Hiding balances and number of users: the Maxwell++ tree takes each leaf node and splits it some number of times, randomly distributing the balance. Doing this increases the height of the tree, making the upper bound on number of users much higher. Balances of individual users are also now obfuscated from other users who request inclusion proofs. This version of the tree is even made fully public by some exchanges (e.g. BitMEX) as it is considered to not leak any important information.

Hiding liability sum: an SMT with Pedersen commitments was first proposed by Camacho in 2014[3] and perfected by Ji & Chalkias in 2021[4]. This version of the tree hides every balance in a Pedersen commitment. Range proofs have to be given to ensure that the addition of 2 values does not end up being greater than the order of the group, which would allow a "reset to zero", so to speak. The tree is intended to be kept with the exchange.

Summa: a different approach to achieve full privacy is taken by the Summa team[5]. A Maxwell+ tree is used and the exchange provides a snark as inclusion proof when users request, as apposed to giving the Merkle path.

What other exchanges are currently doing

A full list of other exchanges that use PoL protocols can be found on Nic Carter's website[6] but here are some examples:

  • Maxwell++ tree: BitMEX (fully public tree)
  • List of balances: Deribit (fully public, balances are split)
  • Merkle tree: Kraken (with help from audit firm Armanino)
  • Kate commitment with snark: OKX

Exchanges have yet to use the most private of the SMT variants: dapol+ or Summa.

Options and proposal

Although the SMT is not the only option (Kate commitment with snark being another example) it is definitely the most widely used, the simplest to understand, and the best in time/space performance.

There already exist open source libraries for the Maxwell++ tree that are being used in production (e.g. BitMEX's code) so there is not much work to be done here. There is, however, no production-ready open source code for the dapol+ tree.

The code for dapol+ is partly written (by Ji & Chalkias, for benchmarking their paper) and needs some work to get it to a production-ready state. The code is open source and is ready to be forked / added to. Since this is the state-of-the-art in the literature right now it seems that getting this code production ready is the best thing we can do to aid the PoL effort.

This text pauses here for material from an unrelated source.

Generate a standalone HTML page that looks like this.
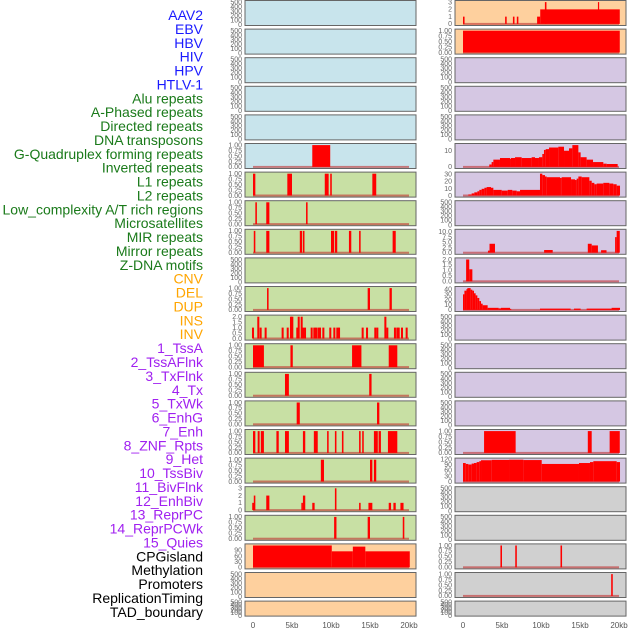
<!DOCTYPE html>
<html><head><meta charset="utf-8">
<style>
html,body{margin:0;padding:0;background:#fff;}
svg{display:block;}
</style></head>
<body>
<svg id="chart" width="630" height="630" xmlns="http://www.w3.org/2000/svg" font-family="Liberation Sans, sans-serif"></svg>
<script>
// ---- data ----
const trackLabels = ["AAV2","EBV","HBV","HIV","HPV","HTLV-1","Alu repeats","A-Phased repeats","Directed repeats","DNA transposons","G-Quadruplex forming repeats","Inverted repeats","L1 repeats","L2 repeats","Low_complexity A/T rich regions","Microsatellites","MIR repeats","Mirror repeats","Z-DNA motifs","CNV","DEL","DUP","INS","INV","1_TssA","2_TssAFlnk","3_TxFlnk","4_Tx","5_TxWk","6_EnhG","7_Enh","8_ZNF_Rpts","9_Het","10_TssBiv","11_BivFlnk","12_EnhBiv","13_ReprPC","14_ReprPCWk","15_Quies","CPGisland","Methylation","Promoters","ReplicationTiming","TAD_boundary"];
const labelGroups = ["v","v","v","v","v","v","r","r","r","r","r","r","r","r","r","r","r","r","r","c","c","c","c","c","s","s","s","s","s","s","s","s","s","s","s","s","s","s","s","o","o","o","o","o"];
const xTickValues = [0,5,10,15,20];
const xTickLabels = ["0","5kb","10kb","15kb","20kb"];

const ticksBinary = [0,0.25,0.5,0.75,1];
const ticksEmpty = [0,100,200,300,400,500];
const ticks2 = [0,0.5,1,1.5,2];
const ticks3 = [0,1,2,3];
const ticks90 = [0,30,60,90];
const ticks10 = [0,10];
const ticks30 = [0,10,20,30];
const ticks10f = [0,2.5,5,7.5,10];
const ticks40 = [0,10,20,30,40];
const ticks120 = [0,30,60,90,120];

// left column tracks [start kb, end kb, value]
const gquadBars = [[7.6,9.9,1]];
const l6Bars = [[0,0.3,1],[4.4,5.0,1],[9.2,9.7,1],[9.9,10.1,1],[15.3,15.8,1]];
const l7Bars = [[0.3,0.5,1],[1.7,2.1,1],[6.8,7.0,1]];
const l8Bars = [[0.1,0.3,1],[1.7,2.1,1],[6.0,6.3,1],[6.4,6.6,1],[10.0,10.4,1],[10.5,10.8,1],[12.3,12.6,1],[13.6,13.8,1],[17.9,18.3,1]];
const l10Bars = [[1.8,2.0,1],[14.7,15.0,1],[17.5,17.8,1]];
const insCenters = [0.0,0.68,0.98,1.62,3.8,4.45,4.87,5.04,5.68,5.86,6.24,6.41,6.67,7.52,7.86,8.08,8.38,8.59,9.02,9.91,10.43,10.81,11.03,14.06,14.62,15.68,15.94,16.97,17.22,18.2,18.5,18.68,19.1,19.7];
const insValues = [1,2,1,1,1,1,2,2,1,2,2,1,1,1,1,1,1,1,1,1,1,1,1,1,1,1,1,2,1,1,1,1,1,1];
const l12Bars = [[0,1.4,1],[4.8,5.1,1],[12.7,13.9,1],[17.4,18.5,1]];
const l13Bars = [[4.1,4.6,1],[14.9,15.2,1]];
const l14Bars = [[5.6,6.0,1],[15.9,16.2,1]];
const l15Bars = [[0,0.3,1],[0.6,0.85,1],[1.0,1.4,1],[3.0,3.3,1],[4.1,4.6,1],[6.4,6.7,1],[7.8,8.3,1],[9.5,9.7,1],[10.5,10.7,1],[11.4,11.6,1],[13.6,13.8,1],[14.0,14.2,1],[15.5,16.0,1],[16.1,16.4,1],[17.3,18.5,1]];
const l16Bars = [[8.7,9.1,1],[15.0,15.3,1],[15.5,15.8,1]];
const l17Bars = [[-0.1,0.2,1],[0.1,0.3,2],[1.7,2.1,2],[6.2,6.4,1],[6.4,6.7,2],[7.6,7.9,1],[10.5,10.7,3],[13.6,13.8,1],[14.8,15.3,1],[17.4,17.7,1],[18.0,18.3,1],[18.9,19.3,1]];
const l18Bars = [[10.4,10.7,1],[14.7,15.0,1],[19.2,19.4,1]];
const cpgSteps = [[0,10.1,116],[10.1,12.8,85],[12.8,14.4,110],[14.4,20.1,85]];

// right column tracks
const r0Bars = [[0,0.2,1],[5.4,5.6,1],[6.4,6.6,1],[6.9,7.1,1],[9.5,9.9,1],[9.9,20.1,2],[10.5,10.7,3],[17.3,17.45,3]];
const r1Bars = [[0,20.1,1]];
const r5Steps = [[3.37,3.67,1.5],[3.67,3.89,3],[3.89,4.74,4.5],[4.74,6.03,5.5],[6.03,6.15,5],[6.15,6.67,5.5],[6.67,7.52,6],[7.52,8.8,5.5],[8.8,9.23,6],[9.23,9.74,5.5],[9.74,10.17,6],[10.17,10.38,8],[10.38,10.6,10.5],[10.6,11.03,11],[11.03,12.22,12],[12.22,12.95,12.5],[12.95,13.59,10],[13.59,14.02,11.5],[14.02,14.79,13.5],[14.79,15.08,9],[15.08,15.85,6],[15.85,16.67,4.5],[16.67,17.99,3],[17.99,18.42,2],[18.42,19.83,1.8]];
const r6Steps = [[0.68,1.11,1.5],[1.11,1.45,3],[1.45,1.84,4.5],[1.84,2.09,6],[2.09,2.39,8],[2.39,2.74,9.5],[2.74,3.03,11],[3.03,3.59,12],[3.59,3.89,11],[3.89,4.96,8],[4.96,5.73,7],[5.73,6.32,8],[6.32,6.88,7],[6.88,7.31,6],[7.31,9.87,8],[9.87,10.17,31],[10.17,10.51,29],[10.51,10.73,27],[10.73,12.44,26],[12.44,12.65,25],[12.65,13.85,26],[13.85,14.36,23],[14.36,14.57,22],[14.57,14.79,24],[14.79,15.21,27],[15.21,16.2,26],[16.2,16.5,21],[16.5,16.84,18],[16.84,17.14,16],[17.14,17.99,17],[17.99,18.76,18],[18.76,19.27,17],[19.27,19.7,16],[19.7,20.13,14]];
const r8Bars = [[3.2,3.4,1],[3.4,4.1,4.3],[10.4,11.5,1.3],[16.0,16.5,4.3],[16.5,17.3,3.5],[17.7,18.4,1.2],[19.5,19.7,7.5],[19.7,20.1,10.5]];
const r9Bars = [[0.4,0.8,2],[0.8,1.2,1.1]];
const r10Steps = [[0,0.18,30],[0.18,0.44,37],[0.44,0.56,40],[0.56,0.98,42],[0.98,1.2,39],[1.2,1.41,37],[1.41,1.62,32],[1.62,1.84,28],[1.84,2.09,23],[2.09,2.31,17],[2.31,2.52,12],[2.52,3.16,9],[3.16,4.57,4],[4.57,4.87,3],[4.87,6.03,4],[6.03,6.15,2],[9.87,13.8,2.5],[14.23,15.08,2.5],[15.85,19.05,2.5],[19.05,20.13,4]];
const r15Bars = [[2.7,6.75,1],[16.0,16.5,1],[18.8,20.1,1]];
const r16Steps = [[0,0.35,100],[0.35,0.68,95],[0.68,1.11,92],[1.11,1.41,97],[1.41,1.75,100],[1.75,2.09,105],[2.09,2.31,110],[2.31,3.68,115],[3.68,5.9,117],[5.9,7.74,118],[7.74,10.09,116],[10.09,14.87,95],[14.87,16.28,100],[16.28,16.71,105],[16.71,19.7,110],[19.7,20.13,105]];
const r19Bars = [[4.8,5.0,1],[6.7,6.9,1],[12.5,12.7,1]];
const r20Bars = [[19.0,19.2,1]];

// ---- rendering ----
const NS = "http://www.w3.org/2000/svg";
const svg = document.getElementById("chart");
function mk(tag, attrs, parent){
  const e = document.createElementNS(NS, tag);
  for (const k in attrs) e.setAttribute(k, attrs[k]);
  (parent||svg).appendChild(e);
  return e;
}
const BG = {b:"#c8e4ec", g:"#c8e0a4", o:"#fed09e", p:"#d5c7e3", y:"#d0d0d0"};
const colX = [245, 455];
const panelW = 171;
const kb0 = [253, 463];
const pxPerKb = 7.8;
function xScale(col, kb){ return kb0[col] + kb*pxPerKb; }

const insBars = insCenters.map((c,i)=>[c-0.13, c+0.13, insValues[i]]);

const leftPanels = [
  {bg:"b"},{bg:"b"},{bg:"b"},{bg:"b"},{bg:"b"},
  {bg:"b", data:gquadBars, max:1, ticks:ticksBinary, fmt:2},
  {bg:"g", data:l6Bars, max:1, ticks:ticksBinary, fmt:2},
  {bg:"g", data:l7Bars, max:1, ticks:ticksBinary, fmt:2},
  {bg:"g", data:l8Bars, max:1, ticks:ticksBinary, fmt:2},
  {bg:"g"},
  {bg:"g", data:l10Bars, max:1, ticks:ticksBinary, fmt:2},
  {bg:"g", data:insBars, max:2, ticks:ticks2, fmt:1},
  {bg:"g", data:l12Bars, max:1, ticks:ticksBinary, fmt:2},
  {bg:"g", data:l13Bars, max:1, ticks:ticksBinary, fmt:2},
  {bg:"g", data:l14Bars, max:1, ticks:ticksBinary, fmt:2},
  {bg:"g", data:l15Bars, max:1, ticks:ticksBinary, fmt:2},
  {bg:"g", data:l16Bars, max:1, ticks:ticksBinary, fmt:2},
  {bg:"g", data:l17Bars, max:3, ticks:ticks3, fmt:0},
  {bg:"g", data:l18Bars, max:1, ticks:ticksBinary, fmt:2},
  {bg:"o", data:cpgSteps, max:116, ticks:ticks90, fmt:0},
  {bg:"o"},{bg:"o"}
];
const rightPanels = [
  {bg:"o", data:r0Bars, max:3, ticks:ticks3, fmt:0},
  {bg:"o", data:r1Bars, max:1, ticks:ticksBinary, fmt:2},
  {bg:"p"},{bg:"p"},{bg:"p"},
  {bg:"p", data:r5Steps, max:13.5, ticks:ticks10, fmt:0},
  {bg:"p", data:r6Steps, max:31, ticks:ticks30, fmt:0},
  {bg:"p"},
  {bg:"p", data:r8Bars, max:10.5, ticks:ticks10f, fmt:1},
  {bg:"p", data:r9Bars, max:2, ticks:ticks2, fmt:1},
  {bg:"p", data:r10Steps, max:42, ticks:ticks40, fmt:0},
  {bg:"p"},{bg:"p"},{bg:"p"},{bg:"p"},
  {bg:"p", data:r15Bars, max:1, ticks:ticksBinary, fmt:2},
  {bg:"p", data:r16Steps, max:118, ticks:ticks120, fmt:0},
  {bg:"y"},{bg:"y"},
  {bg:"y", data:r19Bars, max:1, ticks:ticksBinary, fmt:2},
  {bg:"y", data:r20Bars, max:1, ticks:ticksBinary, fmt:2},
  {bg:"y"}
];

function drawPanel(col, row, p){
  const top = row*28.6 + 0.5;
  const h = row === 21 ? 15 : 25;
  const x = colX[col];
  const g = mk("g", {});
  
  
  const bg = mk("rect", {x:x, y:top, width:panelW, height:h, fill:BG[p.bg], stroke:"#666", "stroke-width":1}, g);
  
  
  const inTop = top + 0.5, inBot = top + h - 0.5;
  let lo, hi, ticks, fmt;
  if (p.data){ lo = -0.05*p.max; hi = 1.05*p.max; ticks = p.ticks; fmt = p.fmt; }
  else { lo = -5; hi = 525; ticks = ticksEmpty; fmt = 0; }
  const yScale = v => inBot - (v - lo)/(hi - lo)*(inBot - inTop);
  ticks.forEach(t=>{
    const tl = mk("text", {x:x-3, y:yScale(t)+2.3, "font-size":7, fill:"#666", "text-anchor":"end"}, g);
    tl.textContent = t.toFixed(fmt);
    
    
  });
  if (p.data){
    const base = mk("rect", {x:xScale(col,0), y:yScale(0)-1, width:20*pxPerKb, height:2, fill:"#c03030", opacity:0.6}, g);
    
    
    p.data.forEach(d=>{
      const x1 = xScale(col, d[0]), x2 = xScale(col, d[1]);
      const y1 = yScale(d[2]), y0 = yScale(0);
      const r = mk("rect", {x:x1, y:y1, width:Math.max(1.2, x2-x1), height:Math.max(0, y0-y1), fill:"#ff0000"}, g);
      
      
    });
  }
}
leftPanels.forEach((p,i)=>drawPanel(0,i,p));
rightPanels.forEach((p,i)=>drawPanel(1,i,p));

[0,1].forEach(col=>{
  xTickValues.forEach((v,i)=>{
    const t = mk("text", {x:xScale(col,v), y:628, "font-size":8, fill:"#555", "text-anchor":"middle"});
    t.textContent = xTickLabels[i];
    
    
  });
});

const LC = {v:"#1a1aff", r:"#1a7a1a", c:"#ffa500", s:"#a020f0", o:"#000000"};
trackLabels.forEach((lab,i)=>{
  const t = mk("text", {x:203, y:15 + i*13.88 + 5, "font-size":14, fill:LC[labelGroups[i]], "text-anchor":"end"});
  t.textContent = lab;
  
  
});
</script>
</body></html>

The other option would be to write a library for the Kate commitment protocol but this would take longer since it will be from scratch and there is no academic paper with security proofs backing the protocol as with dapol+.

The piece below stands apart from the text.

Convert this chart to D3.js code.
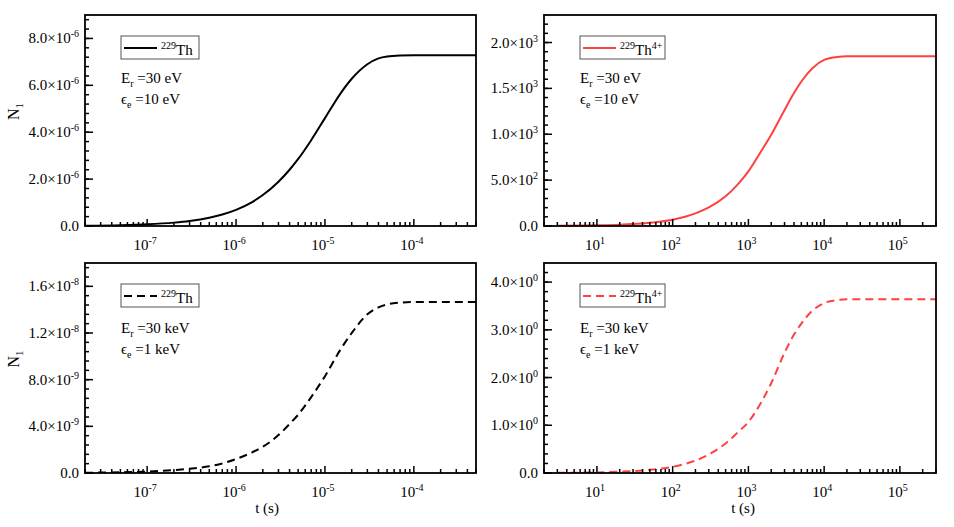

Current state of the dapol+ code

In the paper there are a few proposed accumulators, each of which has different properties. Only the NDM-SMT (non-deterministic SMT) accumulator was implemented in the code, so the other accumulators will need to be written. Writing these accumulators will have to be done from scratch.

For the Pedersen commitments the Ristretto255 group on top of Curve25519 was used (as it is the curve used in the Bulletproofs library). If any other groups/curves are required then these need to be imported (should be fairly easy to do this). Similarly with the hash function only Blake3 is used so if others are required then support will need to be added. And finally if any other range proof besides Bulletproofs are required then this will require extra work too (most likely a simple import of another library).

There are some tests in the code but more will have to be written to get a comprehensive coverage.